One of these was Charles Collins — a riding master in the 1880s.

“He was such a refined gentleman that when he went out in public, he wore tails, a top hat, a vest and tie,” Witherow said.

A painting of Charles Collins from the 1880s. Credit: Rachel Saurer

Collins moved to Colorado Springs when he was in his twenties and initially was a waiter at the Antlers Hotel.

“He wanted to be an entrepreneur. So, one day, he put an ad in the Gazette, advertising his riding school. He became beloved, and really well-known and tremendously successful,” Witherow said.

Witherow said she loves sharing the lives of people we don’t often get to hear about. People like “Mama” Susie Perkins, who “flipped” houses and rented them to families who often got discriminated against in the 1960s.

A painting of “Mama” Susie Perkins was a real estate entrepreneur in the 50s and 60s. Credit: Rachel Saurer

“She owned over a hundred properties and probably provided homes to thousands of local residents. Her story is a really important one. And one that everyone in Colorado Springs should know,” Witherow said.

But, Witherow said her favorite story centers around a simple graduation gown…and a single mother, Joyce Gilmer, who wanted to give her kids all the advantages of a good life in the Springs.

“To do that as a single mother, she needed a lot of flexibility. So she thought, what kind of job offered her flexibility? Real Estate. So she became the first black, female real estate agent in Colorado Springs history,” Witherow said.

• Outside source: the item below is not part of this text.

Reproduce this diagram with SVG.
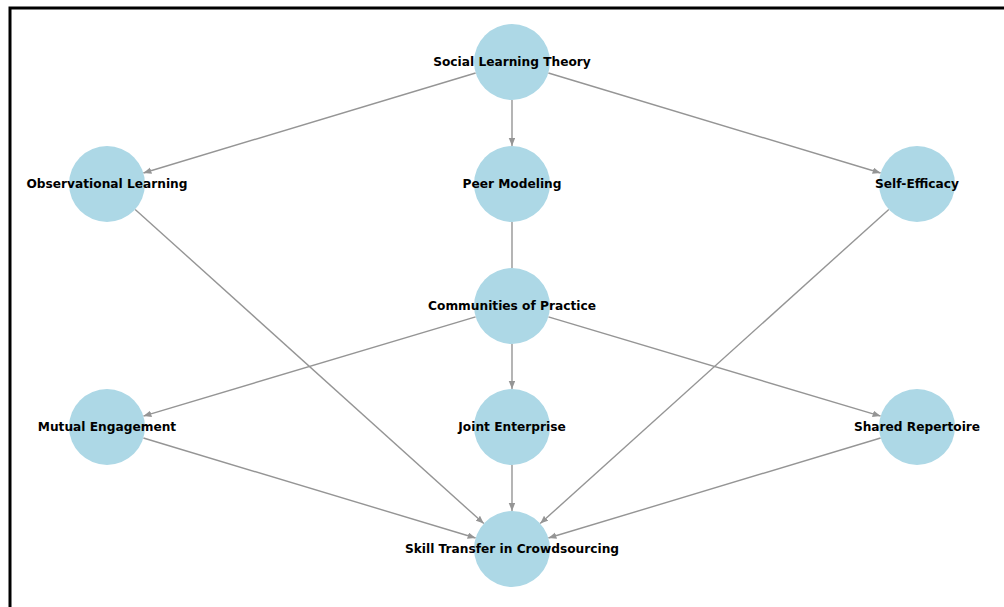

The actual graduation gown donated by Joyce Gilmer. Credit: Rachel Saurer

Why the graduation gown? Witherow said Gilmer had another goal–to graduate college. However, her school gave her a gown that was too small. After being unable to find the correct fabric around town, she went home to take a nap.

“She laid down on her bed, closed her eyes for a moment, opened her eyes and looked at her draperies, and they were the exact color and fabric as the UCCS graduation gown,” Witherow said.

Not just because this is an incredible coincidence, but Witherow said she loves this story the most, because she said the gown represents all the hard work it took for her to succeed. She said that it also echoes the sentiments of the many Black entrepreneurs in Colorado Springs.